Take inventory of your child’s moods after social media use

It’s important to keep in mind that social media is still relatively new, and studies are not conclusive. Yet, it’s good to be aware of what could be happening with your kids. Do your own sleuthing. Are they grumpy or mopey after spending time on their social media accounts? Or does it give them energy? Let your child’s reactions be a part of your decision when setting social media limits. Also, start an open conversation about how social media makes them feel, what they like about it, and what they don’t.

“Help your kids develop a rich vocabulary to talk about their feelings and inner experiences,” Kowalski concludes.

5 ways to limit social media use

To lessen the negative effects of social media on your child, set some rules about when, where and how they can access it—and start early before the teenage years for best results. Here are some rules to consider.

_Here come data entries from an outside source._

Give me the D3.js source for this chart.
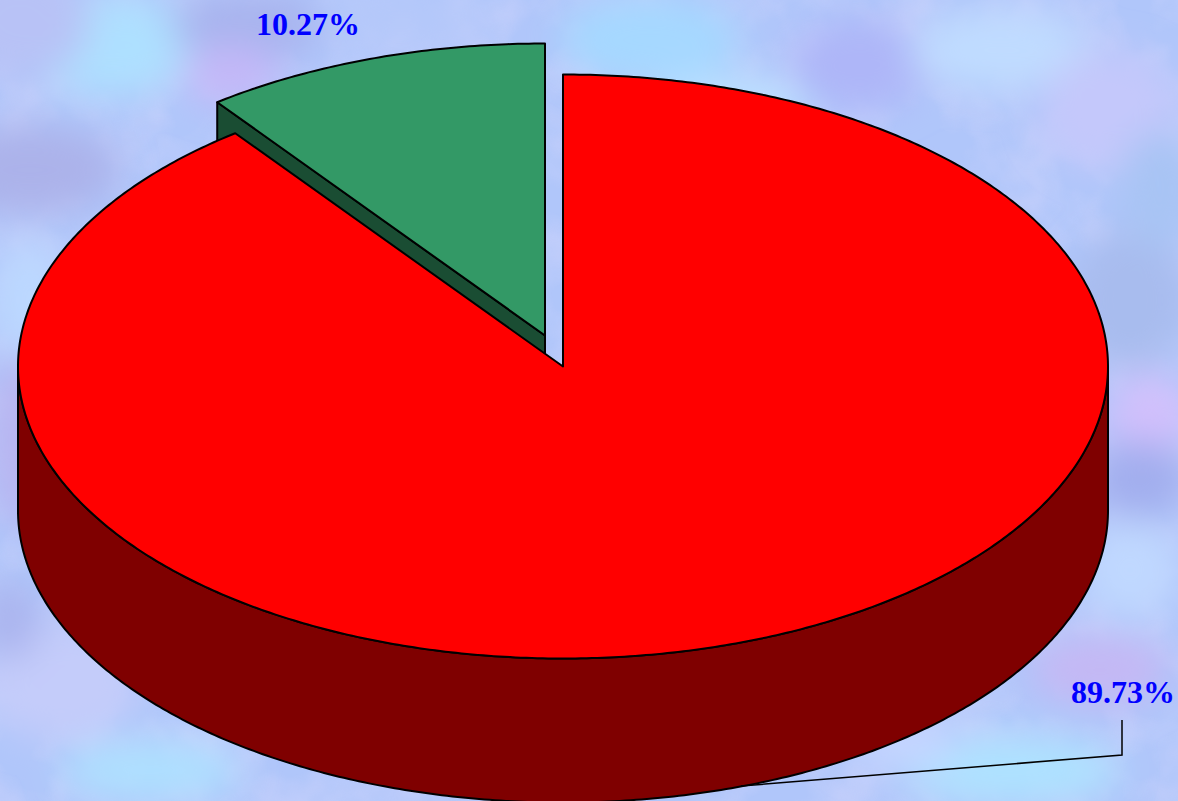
<!DOCTYPE html>
<html>
<head>
<meta charset="utf-8">
<script src="https://cdn.jsdelivr.net/npm/d3@7"></script>
<style>
  html, body { margin: 0; padding: 0; background: #b0c4fa; overflow: hidden; }
  svg { display: block; }
</style>
</head>
<body>
<div id="chart"></div>
<script>
// chart values
var categories = ["red", "green"];
var values = [89.73, 10.27];
var labels = ["89.73%", "10.27%"];
var topColors = ["#ff0000", "#339966"];
var sideColors = ["#7f0000", "#1a4d33"];

// mottled page background, hand placed [x, y, rx, ry, colour]
var bgPatches = [
    [110, 45, 90, 50, "#aee0ff"], [20, 20, 70, 60, "#b8c2f6"], [30, 170, 90, 45, "#acb2ea"],
    [250, 25, 80, 35, "#a8b4ee"], [230, 75, 50, 30, "#c4b8f8"], [650, 40, 90, 45, "#a6d8ff"],
    [730, 110, 80, 35, "#bce0ff"], [860, 65, 70, 45, "#aeb6f8"], [1000, 50, 90, 40, "#c0dcff"],
    [1110, 110, 70, 60, "#c4c8fb"], [1130, 300, 60, 70, "#a8bcee"], [1150, 415, 45, 40, "#d2c0fc"],
    [1140, 480, 50, 40, "#a2aeee"], [1130, 570, 50, 50, "#c0d8ff"], [1100, 670, 70, 35, "#c4b8f4"],
    [1010, 770, 110, 35, "#aee2ff"], [900, 740, 60, 30, "#c4d4ff"], [60, 680, 80, 60, "#c4ccfa"],
    [150, 770, 90, 30, "#aee0ff"], [20, 440, 30, 90, "#b8b4f0"], [30, 300, 40, 60, "#bcd8ff"],
    [1160, 190, 40, 60, "#a8c4f4"], [400, 20, 90, 25, "#b4c8fa"], [10, 620, 30, 40, "#aab4ee"]
];

var width = 1178,
    height = 801,
    cx = 563,
    cy = 366.5,
    rx = 545,
    ry = 292,
    depth = 144,
    explodeX = -18,
    explodeY = -31;

// unit circle to pixels
var xScale = d3.scaleLinear().domain([-1, 1]).range([cx - rx, cx + rx]);
var yScale = d3.scaleLinear().domain([-1, 1]).range([cy - ry, cy + ry]);

var svg = d3.select("#chart").append("svg")
    .attr("width", width)
    .attr("height", height);

var defs = svg.append("defs");
defs.append("filter").attr("id", "soft")
    .attr("x", "-60%").attr("y", "-60%").attr("width", "220%").attr("height", "220%")
    .append("feGaussianBlur").attr("stdDeviation", 18);

var noise = defs.append("filter").attr("id", "noise")
    .attr("x", 0).attr("y", 0).attr("width", "100%").attr("height", "100%");
noise.append("feTurbulence")
    .attr("type", "fractalNoise").attr("baseFrequency", 0.018)
    .attr("numOctaves", 3).attr("seed", 7);
noise.append("feColorMatrix").attr("type", "matrix")
    .attr("values", "0 0 0 0 0.72  0 0 0 0 0.70  0 0 0 0 0.98  1.6 0 0 0 -0.55");

//background
svg.append("rect").attr("width", width).attr("height", height).attr("fill", "#b0c6fa");
svg.append("rect").attr("width", width).attr("height", height).attr("filter", "url(#noise)").attr("opacity", 0.5);
svg.append("g").attr("filter", "url(#soft)")
    .selectAll("ellipse").data(bgPatches).enter()
    .append("ellipse")
    .attr("cx", function (d) { return d[0]; })
    .attr("cy", function (d) { return d[1]; })
    .attr("rx", function (d) { return d[2]; })
    .attr("ry", function (d) { return d[3]; })
    .attr("fill", function (d) { return d[4]; });

// slices run clockwise from twelve o'clock, red first
var slices = d3.pie().sort(null)(values);

var line = d3.line();

function rim(angle, dx, dy) {
    return [xScale(Math.sin(angle)) + dx, yScale(-Math.cos(angle)) + dy];
}

function rimPoints(a0, a1, dx, dy) {
    var n = Math.ceil(Math.abs(a1 - a0) / 0.01);
    return d3.range(n + 1).map(function (i) {
        return rim(a0 + (a1 - a0) * i / n, dx, dy);
    });
}

function outline(sel, fill, points) {
    sel.append("path")
        .attr("d", line(points) + "Z")
        .attr("fill", fill)
        .attr("stroke", "#000")
        .attr("stroke-width", 2)
        .attr("stroke-linejoin", "round");
}

var pieArea = svg.append("g");

// green slice goes first, the red one covers most of its wall
var green = slices[1];
var apexG = [xScale(0) + explodeX, yScale(0) + explodeY];
var edgeG = rim(green.startAngle, explodeX, explodeY);
outline(pieArea, sideColors[1], [
    apexG, edgeG, [edgeG[0], edgeG[1] + depth], [apexG[0], apexG[1] + depth]
]);
outline(pieArea, topColors[1], [apexG].concat(rimPoints(green.startAngle, green.endAngle, explodeX, explodeY)));

// red wall, only the front half of the rim shows
var red = slices[0];
var wallTop = rimPoints(Math.PI / 2, 3 * Math.PI / 2, 0, 0);
var wallBottom = rimPoints(3 * Math.PI / 2, Math.PI / 2, 0, depth);
outline(pieArea, sideColors[0], wallTop.concat(wallBottom));
outline(pieArea, topColors[0], [[xScale(0), yScale(0)]].concat(rimPoints(red.startAngle, red.endAngle, 0, 0)));

// leader for the big slice
svg.append("path")
    .attr("d", line([[741, 786], [1122, 755], [1122, 720]]))
    .attr("fill", "none")
    .attr("stroke", "#000")
    .attr("stroke-width", 1.5);

// labels
svg.selectAll("text.pct").data(labels).enter()
    .append("text")
    .attr("class", "pct")
    .attr("x", function (d, i) { return i == 0 ? 1123 : 308; })
    .attr("y", function (d, i) { return i == 0 ? 703 : 35; })
    .attr("text-anchor", "middle")
    .style("font-family", "'Liberation Serif', serif")
    .style("font-weight", "bold")
    .style("font-size", "32px")
    .style("fill", "#0000ff")
    .text(function (d) { return d; });
</script>
</body>
</html>
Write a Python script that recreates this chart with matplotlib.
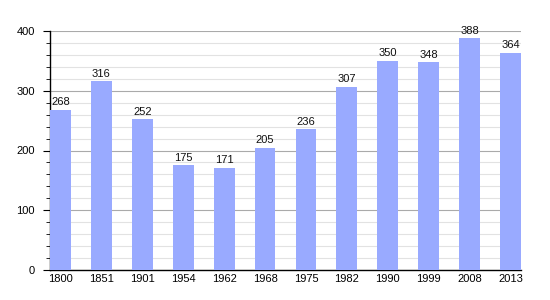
import matplotlib
matplotlib.use("Agg")
import matplotlib.pyplot as plt
from matplotlib.ticker import MultipleLocator

plt.rcParams["font.family"] = ["Liberation Sans", "DejaVu Sans"]

years = ["1800", "1851", "1901", "1954", "1962", "1968", "1975", "1982", "1990", "1999", "2008", "2013"]
population = [268, 316, 252, 175, 171, 205, 236, 307, 350, 348, 388, 364]

fig = plt.figure(figsize=(5.5, 3), dpi=100)
ax = fig.add_axes([50 / 550, 30 / 300, 471 / 550, 239 / 300])

x = list(range(len(years)))
ax.bar(x, population, width=0.51, color="#99aaff", zorder=3)
for xi, v in zip(x, population):
    ax.text(xi, v + 4, str(v), ha="center", va="bottom", fontsize=8, color="#111111", zorder=4)

ax.set_xlim(-0.255, len(years) - 1 + 0.255)
ax.set_ylim(0, 400)
ax.set_xticks(x)
ax.set_xticklabels(years)
ax.yaxis.set_major_locator(MultipleLocator(100))
ax.yaxis.set_minor_locator(MultipleLocator(20))
ax.grid(axis="y", which="major", color="#aaaaaa", linewidth=0.8, zorder=0)
ax.grid(axis="y", which="minor", color="#e2e2e2", linewidth=0.8, zorder=0)
for s in ["top", "right"]:
    ax.spines[s].set_visible(False)
ax.spines["left"].set_linewidth(1)
ax.spines["bottom"].set_linewidth(1)
ax.tick_params(axis="x", length=0, labelsize=8, pad=3)
ax.tick_params(axis="y", which="major", length=5, labelsize=8, pad=6)
ax.tick_params(axis="y", which="minor", length=3)

fig.savefig("out.png")
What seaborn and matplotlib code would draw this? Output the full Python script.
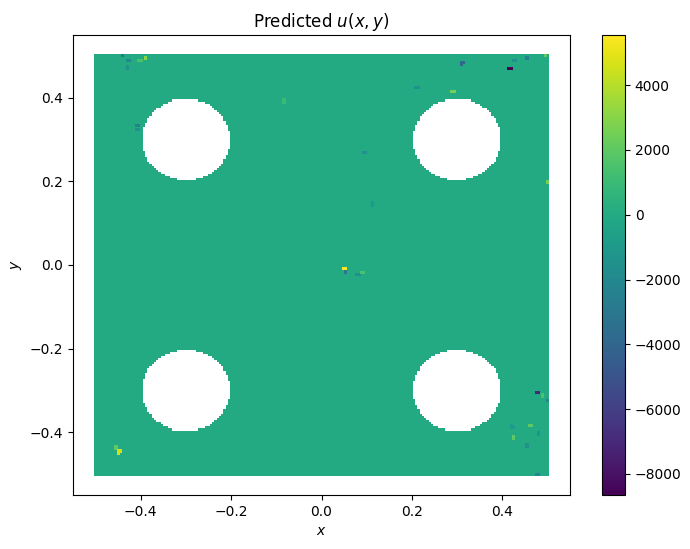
import numpy as np
import pandas as pd
import matplotlib
matplotlib.use("Agg")
import matplotlib.pyplot as plt
import seaborn as sns

# ---- data ----
n_grid = 200
x_range = (-0.5, 0.5)
y_range = (-0.5, 0.5)
hole_centers_x = [-0.3, 0.3, -0.3, 0.3]
hole_centers_y = [0.3, 0.3, -0.3, -0.3]
hole_radius = 0.099
background_value = 0.0

# spots where the prediction deviates from ~0 (x, y, value)
spot_x = [-0.439, -0.428, -0.402, -0.390, -0.430, -0.408, -0.406,
          0.311, 0.417, 0.455, 0.428, 0.494, 0.291, 0.211, 0.499,
          0.050, 0.052, 0.090, 0.081, 0.096, 0.114, -0.083,
          -0.448, -0.455, 0.477, 0.490, 0.499,
          0.463, 0.424, 0.479, 0.455, 0.421, 0.477]
spot_y = [0.500, 0.490, 0.490, 0.495, 0.471, 0.335, 0.323,
          0.483, 0.469, 0.495, 0.490, 0.500, 0.414, 0.426, 0.199,
          -0.007, -0.014, -0.019, -0.024, 0.268, 0.146, 0.392,
          -0.447, -0.438, -0.304, -0.313, -0.325,
          -0.383, -0.411, -0.402, -0.431, -0.388, -0.500]
spot_u = [-3000, -2000, 1500, 3000, -1500, -2500, -1500,
          -4000, -8650, -2500, -1500, 2000, 2500, -1500, 2500,
          5550, -3000, 1500, -1500, -1500, -1000, 1000,
          4500, 2000, -7000, 1500, -2000,
          2000, 2000, -1500, -1500, -1000, -2000]
u_min, u_max = -8650, 5550
spot_radius = 0.004

# ---- build table ----
gx, gy = np.meshgrid(np.linspace(*x_range, n_grid), np.linspace(*y_range, n_grid))
gx = gx.ravel(); gy = gy.ravel()
keep = np.ones_like(gx, dtype=bool)
for cx, cy in zip(hole_centers_x, hole_centers_y):
    keep &= (gx - cx) ** 2 + (gy - cy) ** 2 >= hole_radius ** 2
gx = gx[keep]; gy = gy[keep]
u = np.full(gx.shape, background_value)
for sx, sy, su in zip(spot_x, spot_y, spot_u):
    d = np.hypot(gx - sx, gy - sy)
    near = d <= spot_radius
    if not near.any():
        near = d == d.min()
    u[near] = su

df = pd.DataFrame({"x": gx, "y": gy, "u": u})
df["absu"] = df["u"].abs()
df = df.sort_values("absu", kind="stable")

# ---- plot ----
fig = plt.figure(figsize=(6.9, 5.49), dpi=100)
ax = fig.add_axes([73 / 690, 54 / 549, 497 / 690, 460 / 549])
cax = fig.add_axes([602 / 690, 54 / 549, 23 / 690, 460 / 549])

norm = matplotlib.colors.Normalize(vmin=u_min, vmax=u_max)
sns.scatterplot(data=df, x="x", y="y", hue="u", palette="viridis",
                hue_norm=norm, marker="s", s=5, linewidth=0,
                legend=False, ax=ax)
ax.set_title("Predicted $u(x,y)$")
ax.set_xlabel("$x$")
ax.set_ylabel("$y$")

sm = matplotlib.cm.ScalarMappable(norm=norm, cmap="viridis")
fig.colorbar(sm, cax=cax)

fig.savefig("out.png", dpi=100)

1. If your child wants to download an app, they have to ask you first

Before saying yes, do your research to learn whether or not the site is safe. There are a lot of helpful websites that can serve as guides. A site for parents and educators called helps you keep your child safe. It’s full of ideas, like being on every app your child is on so you understand how they work. It also breaks apps down into green, gray and red zones, so you get a high level view of what’s safe and what’s not. For example, green zone apps are often associated with positive interactions that don’t promote private sharing, such as Facebook with privacy settings for teens ages 12+. Gray zone apps are a bit dangerous, allowing for content that is hidden from parents and some opportunities for cyberbullying. The site puts Minecraft and Google chat in this category, among others. Red zone apps encourage inappropriate behavior and include Wink App, Call of Duty, Reddit, and others.

“To fit in, kids emulate the cool behavior they see around them, including what they see on social media and in the entertainment world,” Kowalski says.

2. Limit the number of their social media accounts

Studies show that the more social media accounts a child or teen has, the more likely they will experience negative effects. Allow them to download one or two favorite apps, but no more. This is especially important if they are struggling socially and if they are getting bullied at school. A recent scientific survey of 2000 middle schoolers found that kids who had been victims of cyberbullying were twice as likely to attempt suicide than their counterparts.

3. Ban phones, tablets, and gaming devices from bedrooms

This does two things, it encourages media use in public areas where you can casually monitor what they are viewing, and it also helps them sleep better. If unchecked, kids will text and play well into the night. While you are at it, end all media use at least an hour before bedtime to encourage better sleep.

4. Set parental controls, especially for children and preteens

While parental controls won’t keep your child from never being exposed to inappropriate content, it does help. Check out the popular Net Nanny and Kaspersky Safe Kids, but there are a lot of choices out there. Many phones and tablets come with built-in parental controls. For young kids you can block access on tablets and phones by simply turning on airplane mode.

5. Limit time spent on social media   

Over half of kids in the U.S. have a smartphone by the age of 12. With that said, hold out as long as you can to get your child a phone. Time on their phones and social media is time away from their studies, spending real time with family and friends, or doing something positive like getting outside, exercising and playing a sport. Allow social media during natural downtimes, like waiting in lines, commutes from school or practice, immediately after school for some relaxation, and after homework is completed. Decide time limits that work for your family, for example one hour a day on weekdays, two hours on weekends. Finally, have your child set alarms on their apps, which alert them to when their allotted time is up.